Okay, now that I’ve gotten all that off my chest, I’m ready for the next season.

11 thoughts on “Just Finished: Doctor Who Season 3 (2007)

  1. Def agree with you on the finale, strong start, weak finish. And yeah, I don’t really care for The Doctor grieving for The Master, they were enemies for lifetimes.

    1. I’m glad I’m not the only one. Sometimes I wonder if watching these things in huge chunks like this and over such a short period of time raises my expectations too much, but most of the season just felt off to me.

  2. I was a little worried about your taste and sanity going into reading this… But as long as you liked “Blink” your ok in my book. That was a hour of perfect sci fi. And I stoked that the writer of that episode becomes the show runner in season 5.

    Russ T. Davies can be pretty hit or miss. He seems to come up with some of the dopiest stuff each season. Like the Slytheen and the Adipose you’ll get to experience in season 4. He finally starts getting his act together mid way through season 4.

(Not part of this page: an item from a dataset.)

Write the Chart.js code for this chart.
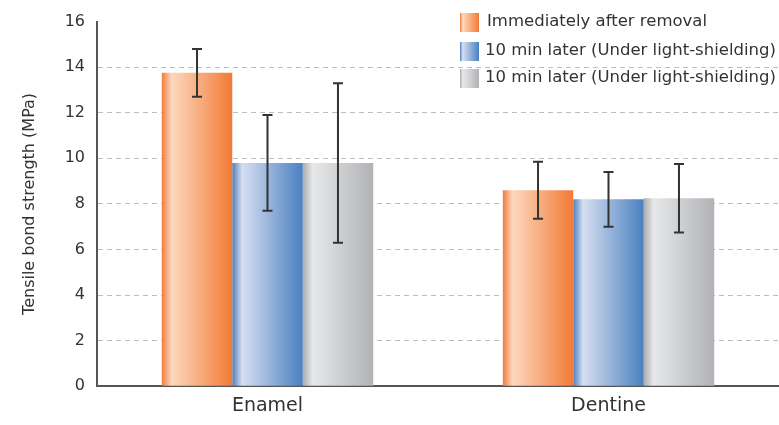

    Just a word of warning- Torchwood season one is pretty bad. Season 2 is hit or miss. Season 3 aka “Children of Earth” is amazing!

    As always, your milage may vary.


    1. Haha, I guess my sanity is always in question. The thing that blew me away about the third season is the Paul Cornell wrote my least favorite episodes of the whole series so far (the ones where the Doctor is a human) and yet I love most if not all of his comics work. I actually got really excited when I saw his name in front of the episode and then just got more and more disappointed, sad and angry as the episodes progressed. I will say that nothing was so bad that it made me want to stop watching, it was just more disappointment brought about while watching a show that I have regard for.

  3. I’ll be the one to say it: TJ, you’re crazy. 🙂

    I just started rewatching random episodes after finishing up the finale, and Human Nature/Family of Blood was the first one I turned to (but only because Blink is not working through Netflix streaming for some reason).

    I think it’s fantastic. First of all, it really showcases Martha as a companion if she’s willing to do that for the Doctor. Plus, it’s one of those stories that really defines who the Doctor is by showing you who he isn’t and who he can never be. The Doctor is always talking about how great humanity is, but when it came right down to it and he had the ability to live a really great life as a human if he chose to, he couldn’t bring himself to do it. I find it one of the most moving and tightly plotted stories of the whole series, and if I ever meet Paul Cornell at a convention I’m going to hug him for an inappropriately long time.

    The other night we watched the Shakespeare Code, which is a lot of fun. “Expelliarmus!” Oh wait…you’re not a Potter guy, are you? Did you get that?

    1. During those episodes I just kept feeling like I’d seen this kind of story before. Then there’s those super annoying villains always saying “Sister dear” or whatever it was. Maybe if it was only one episode it wouldn’t have raised my ire so much. Plus, I don’t buy into the idea that storytellers need to show me why a character is cool by showing him to me as an ass for two hours. I know why he’s cool. I’m already sold on that. Everything else seemed so by the numbers and obvious, especially letting John Smith live his life all the way through at the very end.

      “Shakesepeare Code” was alright, but I just kept flashing back to the Dickens episode. I think the show needs to relax on some of these elements they keep going back to: Cybermen, Daleks, the year 5 million/billion, meeting a famous British author. I want more cool future stuff! And yeah, I got a chuckle out of the Potter references, though I don’t particularly care for the books or movies.

      1. Moffat promises to ease up on a lot of the recurring motifs that Davies keeps coming back to, but you’ve got one more Davies season to get through. Human Nature reminded me a lot of “What Do You Get For The Man Who Has Everything?” But interestingly, the Doctor has the opposite reaction of Superman when he comes out of his “fantasy life” (other than his righteous anger). Superman was truly in mourning for the normal life he couldn’t have. It just goes to show that the Doctor is a lot more alien than we sometimes give him credit for. I think casting him as a human served to underline that, more than to show how cool he is. It was showing his dark underside that we don’t often think about because he’s so cool and charming. We’ll have to agree to disagree, I guess. Oh, and the Time War was a Davies invention dating to the beginning of the Eccleston series.

  4. I will not hear such blasphemy about Eccleston being a better Doctor than Tennant in my house!

    I have to say this was not my favorite season though Martha did grow on me. “Blink” was amazing! I was on the edge of my seat when the angels were attacking!

    “The Human Nature/Family of Blood” two-parter was a little tedious for me. I wanted to slap that little Love Actually boy for stealing the watch and keeping it for so long. The best part for me was the epilogue because you can truly appreciate the depth of the Doctor’s rage and how cruel he can be. To me, that demonstrated how he feels about his loneliness and the human life he lost.

    The finale fell short for me. Though I got a very “Y the Last Man” vibe from Martha’s travels and post-invasion Earth which I enjoyed.

    Tennant is the best Doctor. I just love him to bits!